Comment la réalité du terrain peut différer de la théorie. Un exemple avec le Muscari à grappe.
Date de publication : May 01, 2021 2:51:54 PM
Vous en avez sans doute déjà fait l'expérience, je ne vous étonnerais pas. Il y a parfois une différence voire même une divergence entre la description donnée par une Flore pour une espèce et la réalité sur le terrain.
C'est assez déconcertant de découvrir qu'un texte descriptif ne correspond pas totalement à ce que l'on peut observer de visu. Ce qui l'est encore plus, c'est de s'apercevoir que les auteurs de flores différentes, que vous avez dans votre bibliothèque, peuvent décrire des caractères différents voire même opposés. Alors il faut disposer du bon ouvrage au bon moment pour ne pas être un peu désemparé. Car il serait un peu facile de décider ex abrupto que la plante en question est issue d'une hybridation. Toutes les plantes ne s'hybrident pas, loin s'en faut. Alors pourrait-on imaginer être en présence d'un écotype (ou écovariant)? Il faut garder en tête qu'en botanique comme pour les êtres humains, cohabitent pour une même espèce des individus de petite ou de grande taille, des minces, des gros... Ceci pourrait s'expliquer par des différences locales (parfois à 2 mètres près) comme une zone protégée des vents froids, une zone plus riche en nutriments ou mieux exposée à la lumière. Cela est particulièrement le cas en montagne où dans un même territoire, se trouvent pour une même espèces des morphologies différentes. On pourrait avancer aussi des différences dans l'expression de gênes ou une coexistence à bénéfices réciproques avec des plantes voisines ou encore avec des champignons (mycorhize).
Revenons à notre questionnement : le Muscari à grappe, de son nom scientifique Muscari racemosum. En Revermont (autour de Bourg en Bresse), cohabitent 2 espèces proches M. racemosum et M. neglectum. Ces espèces ont la particularité d'être très semblables morphologiquement : une inflorescence en grappe, chaque fleur en forme de grelot terminé par de petits lobes blancs et sentant la prune. Les caractères habituellement discriminants sont la forme de la capsule et celle des feuilles. Pour la capsule contenant les graines, elle est arrondie au sommet pour M. neglectum et échancrée au sommet pour M. racemosum. Mais si la plante est en pleine floraison, point de capsule. Il vous faudra alors utiliser comme seul critère différentiel les feuilles.

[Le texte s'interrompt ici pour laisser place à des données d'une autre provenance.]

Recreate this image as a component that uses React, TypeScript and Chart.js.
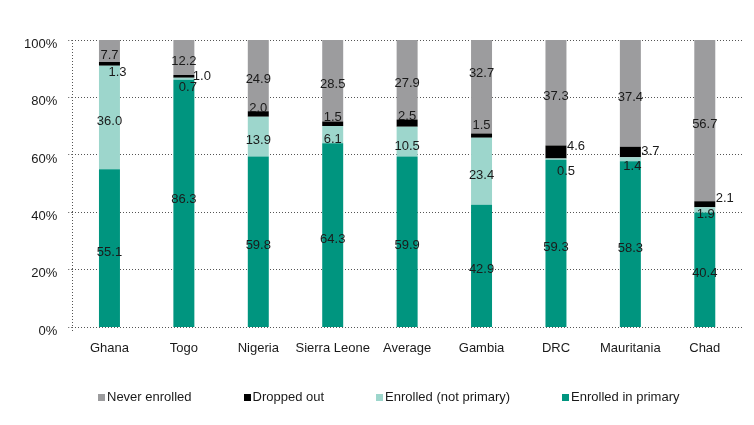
import React, { useEffect, useRef } from "react";
import { Chart, registerables } from "chart.js";

Chart.register(...registerables);

const categories = ["Ghana", "Togo", "Nigeria", "Sierra Leone", "Average", "Gambia", "DRC", "Mauritania", "Chad"];
const enrolledPrimary = [55.1, 86.3, 59.8, 64.3, 59.9, 42.9, 59.3, 58.3, 40.4];
const enrolledNotPrimary = [36.0, 0.7, 13.9, 6.1, 10.5, 23.4, 0.5, 1.4, 1.9];
const droppedOut = [1.3, 1.0, 2.0, 1.5, 2.5, 1.5, 4.6, 3.7, 2.1];
const neverEnrolled = [7.7, 12.2, 24.9, 28.5, 27.9, 32.7, 37.3, 37.4, 56.7];
const yTicks = [0, 20, 40, 60, 80, 100];

const seriesNames = ["Enrolled in primary", "Enrolled (not primary)", "Dropped out", "Never enrolled"];
const seriesColors = ["#00957f", "#9dd6cc", "#000000", "#9c9c9e"];

const FONT = "'Liberation Sans', Arial, Helvetica, sans-serif";
const TEXT = "#1a1a1a";
const GRID = "#555";

// label placement tweaks (dataset index : category index -> [dx, dy])
const labelShift: Record<string, [number, number]> = {
  "2:0": [8, 8],
  "1:1": [4, 9],
  "2:1": [18, 0],
  "0:1": [0, -4],
  "2:2": [0, -6],
  "2:3": [0, -6],
  "1:3": [0, 5],
  "2:4": [0, -7],
  "1:4": [0, 5],
  "3:5": [0, -13],
  "2:5": [0, -10],
  "2:6": [20, -5],
  "1:6": [10, 12],
  "2:7": [20, 0],
  "1:7": [2, 7],
  "2:8": [20, -6],
  "1:8": [1, 5],
};

const series = [enrolledPrimary, enrolledNotPrimary, droppedOut, neverEnrolled];
const totals = categories.map((_, j) => series.reduce((s, arr) => s + arr[j], 0));
const pct = (arr: number[]) => arr.map((v, j) => (v / totals[j]) * 100);

const valueLabels = {
  id: "valueLabels",
  afterDatasetsDraw(chart: any) {
    const ctx = chart.ctx;
    ctx.save();
    ctx.font = `13px ${FONT}`;
    ctx.fillStyle = TEXT;
    ctx.textAlign = "center";
    ctx.textBaseline = "middle";
    chart.data.datasets.forEach((ds: any, i: number) => {
      const meta = chart.getDatasetMeta(i);
      meta.data.forEach((bar: any, j: number) => {
        const raw = ds.rawValues[j];
        const shift = labelShift[`${i}:${j}`] || [0, 4];
        const cy = (bar.y + bar.base) / 2;
        ctx.fillText(raw.toFixed(1), bar.x + shift[0], cy + shift[1]);
      });
    });
    ctx.restore();
  },
};

export default function App() {
  const ref = useRef<HTMLCanvasElement | null>(null);
  useEffect(() => {
    if (!ref.current) return;
    const chart = new Chart(ref.current, {
      type: "bar",
      data: {
        labels: categories,
        datasets: series.map((arr, i) => ({
          label: seriesNames[i],
          data: pct(arr),
          rawValues: arr,
          backgroundColor: seriesColors[i],
        })) as any,
      },
      options: {
        responsive: true,
        maintainAspectRatio: false,
        animation: false,
        datasets: { bar: { barPercentage: 0.94, categoryPercentage: 0.3 } } as any,
        layout: { padding: { top: 32, left: 5, right: 4, bottom: 50 } },
        plugins: {
          legend: { display: false },
          tooltip: { enabled: false },
        },
        scales: {
          x: {
            stacked: true,
            grid: {
              display: true,
              offset: true,
              color: (c: any) => (c.index === 0 ? GRID : "rgba(0,0,0,0)"),
              drawTicks: true,
              tickLength: 4,
              tickBorderDash: [1, 2],
            } as any,
            border: { display: false, dash: [1, 2] },
            ticks: { color: TEXT, font: { family: FONT, size: 13 }, padding: 9, maxRotation: 0, autoSkip: false },
          },
          y: {
            stacked: true,
            min: 0,
            max: 100,
            afterBuildTicks: (axis: any) => {
              axis.ticks = yTicks.map((v) => ({ value: v }));
            },
            grid: { color: GRID, lineWidth: 1, drawTicks: true, tickLength: 4, tickBorderDash: [1, 2] } as any,
            border: { display: false, color: GRID, dash: [1, 2] },
            ticks: {
              color: TEXT,
              font: { family: FONT, size: 13 },
              padding: 11,
              labelOffset: 4,
              callback: (v: any) => `${v}%`,
            },
          },
        },
      },
      plugins: [valueLabels],
    });
    return () => chart.destroy();
  }, []);
  const legendOrder = [3, 2, 1, 0];
  return (
    <div style={{ position: "relative", width: 738, height: 407 }}>
      <canvas ref={ref} />
      <div
        style={{
          position: "absolute",
          top: 381,
          left: 90,
          display: "flex",
          gap: 52,
          fontFamily: FONT,
          fontSize: 13,
          lineHeight: "16px",
          color: TEXT,
          whiteSpace: "nowrap",
        }}
      >
        {legendOrder.map((i) => (
          <span key={i} style={{ display: "flex", alignItems: "center" }}>
            <span style={{ width: 7, height: 7, background: seriesColors[i], marginRight: 2, display: "inline-block" }} />
            {seriesNames[i]}
          </span>
        ))}
      </div>
    </div>
  );
}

Flora Helvetica décrit celles du M. neglectum comme, je cite : "plus longues que la tige, étalées-retombantes, canaliculées et larges de 3-5 mm". Pour M. racemosum pour le même opus, je cite : "larges de 1-5 mm, d'une longueur égalant plus ou moins la tige". La Flore de Coste de son côté pour cette dernière espèce, je cite : "souvent plus longues que la tige". Ce qui signifie qu'elles peuvent aussi être plus courtes que la tige ! Devant cette plante aux feuilles beaucoup plus longues que la tige, étalées retombantes, vous pensez qu'il s'agit de l'espèce neglectum. Quinze jours après la capsule est visible et là surprise, elle est échancrée au sommet. Il s'agit de l'espèce racemosum.
De là à arrêter la botanique et passer au macramé, il n'y a qu'un pas.